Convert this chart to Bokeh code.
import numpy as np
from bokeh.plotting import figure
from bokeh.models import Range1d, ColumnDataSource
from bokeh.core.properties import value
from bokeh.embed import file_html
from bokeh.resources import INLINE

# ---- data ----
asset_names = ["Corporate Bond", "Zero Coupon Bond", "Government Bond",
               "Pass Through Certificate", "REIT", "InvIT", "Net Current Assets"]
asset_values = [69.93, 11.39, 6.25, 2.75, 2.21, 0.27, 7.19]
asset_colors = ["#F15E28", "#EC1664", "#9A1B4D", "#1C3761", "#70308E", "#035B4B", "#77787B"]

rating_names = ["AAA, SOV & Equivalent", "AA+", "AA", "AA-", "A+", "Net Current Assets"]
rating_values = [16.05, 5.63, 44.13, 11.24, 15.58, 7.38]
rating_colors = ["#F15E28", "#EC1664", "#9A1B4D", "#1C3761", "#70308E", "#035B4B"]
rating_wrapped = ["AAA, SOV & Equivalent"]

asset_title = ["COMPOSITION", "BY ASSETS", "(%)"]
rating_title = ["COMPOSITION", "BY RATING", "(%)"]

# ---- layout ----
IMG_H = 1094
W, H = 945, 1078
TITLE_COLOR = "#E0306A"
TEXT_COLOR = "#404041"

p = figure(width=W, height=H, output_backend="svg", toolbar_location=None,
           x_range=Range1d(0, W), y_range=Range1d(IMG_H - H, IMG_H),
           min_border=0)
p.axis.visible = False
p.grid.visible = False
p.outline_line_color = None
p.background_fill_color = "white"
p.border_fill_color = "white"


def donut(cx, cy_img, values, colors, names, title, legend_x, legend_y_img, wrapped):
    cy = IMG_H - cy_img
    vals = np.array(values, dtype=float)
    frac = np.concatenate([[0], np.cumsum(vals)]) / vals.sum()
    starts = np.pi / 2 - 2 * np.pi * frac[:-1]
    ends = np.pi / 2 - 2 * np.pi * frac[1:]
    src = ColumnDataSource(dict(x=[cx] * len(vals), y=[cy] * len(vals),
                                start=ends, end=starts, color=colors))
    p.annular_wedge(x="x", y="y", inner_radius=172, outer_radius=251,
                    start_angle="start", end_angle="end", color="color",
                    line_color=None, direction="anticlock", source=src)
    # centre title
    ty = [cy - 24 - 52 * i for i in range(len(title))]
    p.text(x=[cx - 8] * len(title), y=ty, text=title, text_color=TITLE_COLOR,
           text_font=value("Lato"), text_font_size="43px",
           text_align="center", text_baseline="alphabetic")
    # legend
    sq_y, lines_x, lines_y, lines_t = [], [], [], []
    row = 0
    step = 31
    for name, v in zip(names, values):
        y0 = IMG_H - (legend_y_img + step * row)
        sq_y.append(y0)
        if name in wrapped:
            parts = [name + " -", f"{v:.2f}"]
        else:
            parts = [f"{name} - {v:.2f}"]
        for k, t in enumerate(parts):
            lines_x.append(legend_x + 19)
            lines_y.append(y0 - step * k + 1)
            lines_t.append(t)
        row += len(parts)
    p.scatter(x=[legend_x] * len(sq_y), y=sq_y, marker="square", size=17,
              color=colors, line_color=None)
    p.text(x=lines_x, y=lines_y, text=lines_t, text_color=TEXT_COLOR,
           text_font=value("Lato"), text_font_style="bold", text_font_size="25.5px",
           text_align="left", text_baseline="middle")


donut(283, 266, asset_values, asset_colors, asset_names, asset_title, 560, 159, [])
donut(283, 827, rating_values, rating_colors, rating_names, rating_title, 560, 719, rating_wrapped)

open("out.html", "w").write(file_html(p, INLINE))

Instructions for the task
Write the complete data out, exactly as above.

Worked solution
Convert this chart to Bokeh code.
import numpy as np
from bokeh.plotting import figure
from bokeh.models import Range1d, ColumnDataSource
from bokeh.core.properties import value
from bokeh.embed import file_html
from bokeh.resources import INLINE

# ---- data ----
asset_names = ["Corporate Bond", "Zero Coupon Bond", "Government Bond",
               "Pass Through Certificate", "REIT", "InvIT", "Net Current Assets"]
asset_values = [69.93, 11.39, 6.25, 2.75, 2.21, 0.27, 7.19]
asset_colors = ["#F15E28", "#EC1664", "#9A1B4D", "#1C3761", "#70308E", "#035B4B", "#77787B"]

rating_names = ["AAA, SOV & Equivalent", "AA+", "AA", "AA-", "A+", "Net Current Assets"]
rating_values = [16.05, 5.63, 44.13, 11.24, 15.58, 7.38]
rating_colors = ["#F15E28", "#EC1664", "#9A1B4D", "#1C3761", "#70308E", "#035B4B"]
rating_wrapped = ["AAA, SOV & Equivalent"]

asset_title = ["COMPOSITION", "BY ASSETS", "(%)"]
rating_title = ["COMPOSITION", "BY RATING", "(%)"]

# ---- layout ----
IMG_H = 1094
W, H = 945, 1078
TITLE_COLOR = "#E0306A"
TEXT_COLOR = "#404041"

p = figure(width=W, height=H, output_backend="svg", toolbar_location=None,
           x_range=Range1d(0, W), y_range=Range1d(IMG_H - H, IMG_H),
           min_border=0)
p.axis.visible = False
p.grid.visible = False
p.outline_line_color = None
p.background_fill_color = "white"
p.border_fill_color = "white"


def donut(cx, cy_img, values, colors, names, title, legend_x, legend_y_img, wrapped):
    cy = IMG_H - cy_img
    vals = np.array(values, dtype=float)
    frac = np.concatenate([[0], np.cumsum(vals)]) / vals.sum()
    starts = np.pi / 2 - 2 * np.pi * frac[:-1]
    ends = np.pi / 2 - 2 * np.pi * frac[1:]
    src = ColumnDataSource(dict(x=[cx] * len(vals), y=[cy] * len(vals),
                                start=ends, end=starts, color=colors))
    p.annular_wedge(x="x", y="y", inner_radius=172, outer_radius=251,
                    start_angle="start", end_angle="end", color="color",
                    line_color=None, direction="anticlock", source=src)
    # centre title
    ty = [cy - 24 - 52 * i for i in range(len(title))]
    p.text(x=[cx - 8] * len(title), y=ty, text=title, text_color=TITLE_COLOR,
           text_font=value("Lato"), text_font_size="43px",
           text_align="center", text_baseline="alphabetic")
    # legend
    sq_y, lines_x, lines_y, lines_t = [], [], [], []
    row = 0
    step = 31
    for name, v in zip(names, values):
        y0 = IMG_H - (legend_y_img + step * row)
        sq_y.append(y0)
        if name in wrapped:
            parts = [name + " -", f"{v:.2f}"]
        else:
            parts = [f"{name} - {v:.2f}"]
        for k, t in enumerate(parts):
            lines_x.append(legend_x + 19)
            lines_y.append(y0 - step * k + 1)
            lines_t.append(t)
        row += len(parts)
    p.scatter(x=[legend_x] * len(sq_y), y=sq_y, marker="square", size=17,
              color=colors, line_color=None)
    p.text(x=lines_x, y=lines_y, text=lines_t, text_color=TEXT_COLOR,
           text_font=value("Lato"), text_font_style="bold", text_font_size="25.5px",
           text_align="left", text_baseline="middle")


donut(283, 266, asset_values, asset_colors, asset_names, asset_title, 560, 159, [])
donut(283, 827, rating_values, rating_colors, rating_names, rating_title, 560, 719, rating_wrapped)

open("out.html", "w").write(file_html(p, INLINE))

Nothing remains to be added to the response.